Few commentators seem to be aware of the major debt relief that the EU has already given Greece to open the way for it to grow into the position in a decade where the debt might seem realistic to manage over 30 years.
Syriza has now sealed a coalition deal with the Independent Greeks Party. “In terms of social issues, foreign affairs, civil liberties, we are chalk and cheese,” Yanis Varoufakis (tipped as Finance Minister) but the extra 13 MPs should give Tzipras enough leeway to cope with rebels within his own party. It seems as though the agreement is fundamentally `not to undermine’, rather than wholehearted co-operation.
The next period will certainly be tumultuous but the media focus on additional spending should take account of the policy statement about resolving issues with Turkey, thus enabling substantial defence cuts. That would free up substantial sums for re-allocation. Raising tax on large companies, and health spending, to “European averages” can hardly be seen as excessive.

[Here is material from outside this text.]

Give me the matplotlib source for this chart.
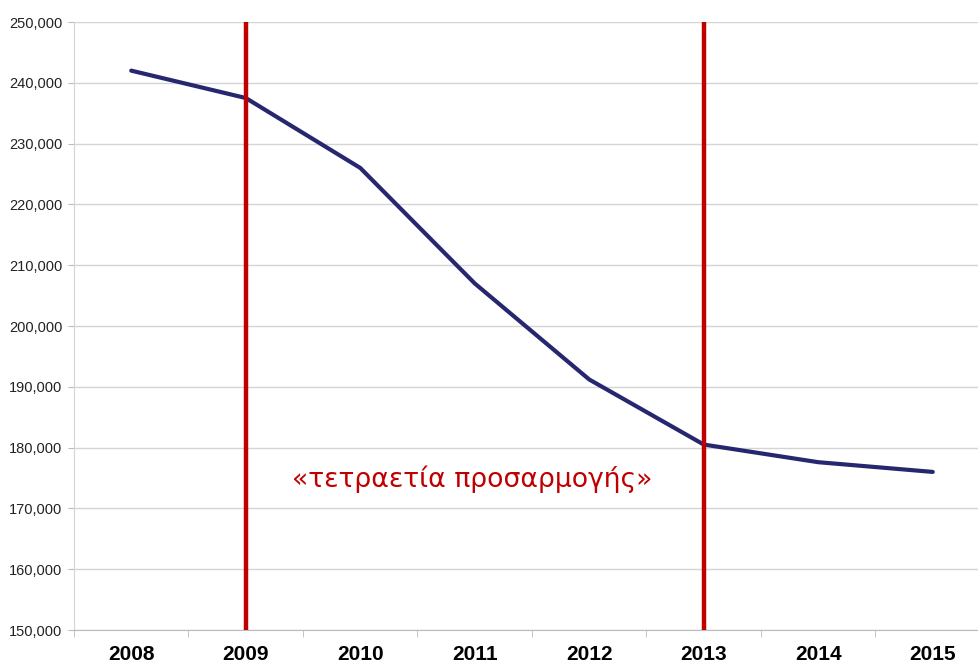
import matplotlib
matplotlib.use("Agg")
import matplotlib.pyplot as plt
from matplotlib.ticker import FuncFormatter, MultipleLocator, FixedLocator

years = ["2008", "2009", "2010", "2011", "2012", "2013", "2014", "2015"]
values = [242000, 237500, 226000, 207000, 191200, 180500, 177600, 176000]
marker_years = ["2009", "2013"]
label_text = "«τετραετία προσαρμογής»"

W, H = 979, 663
fig = plt.figure(figsize=(W / 100, H / 100), dpi=100)
left, right, top, bottom = 74, 990, 22, 630
ax = fig.add_axes([left / W, 1 - bottom / H, (right - left) / W, (bottom - top) / H])

x = list(range(len(years)))
ax.plot(x, values, color="#27276F", lw=3.0, solid_capstyle="round", zorder=3)

for my in marker_years:
    i = years.index(my)
    ax.axvline(i, color="#C00000", lw=3.2, zorder=4)

ax.set_xlim(-0.5, len(years) - 0.5)
ax.set_ylim(150000, 250000)
ax.yaxis.set_major_locator(MultipleLocator(10000))
ax.yaxis.set_major_formatter(FuncFormatter(lambda v, p: f"{int(v):,}"))
ax.set_xticks(x)
ax.set_xticklabels(years, fontsize=15, fontweight="bold", family="Liberation Sans")
ax.xaxis.set_minor_locator(FixedLocator([i - 0.5 for i in range(len(years) + 1)]))
ax.tick_params(axis="x", which="major", length=0, pad=10.5)
ax.tick_params(axis="x", which="minor", length=5, color="#BBBBBB")
ax.tick_params(axis="y", length=4, color="#BBBBBB", labelsize=10.5, pad=4.5)
for lbl in ax.get_yticklabels():
    lbl.set_family("Liberation Sans")
    lbl.set_color("#222222")

ax.grid(axis="y", color="#D4D4D4", lw=1)
ax.set_axisbelow(True)
for s in ["top", "right"]:
    ax.spines[s].set_visible(False)
ax.spines["left"].set_color("#D4D4D4")
ax.spines["bottom"].set_color("#BBBBBB")

ax.text(2.98, 174800, label_text, color="#C00000", fontsize=19.2,
        family="DejaVu Sans", ha="center", va="center")

fig.savefig("out.png", dpi=100)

Without a doubt, the success or failure of this bold move by the Greek electorate will be determined by the willingness to deal with the `clientelism’ of the public administration and to “stand up to the tax-evading economic oligarchy”. That could provide additional tax revenues to launch a “social market economy” – clearly echoing the Ludwig Erhard programme of the 1950’s that pulled Germany out of the post-War ashes.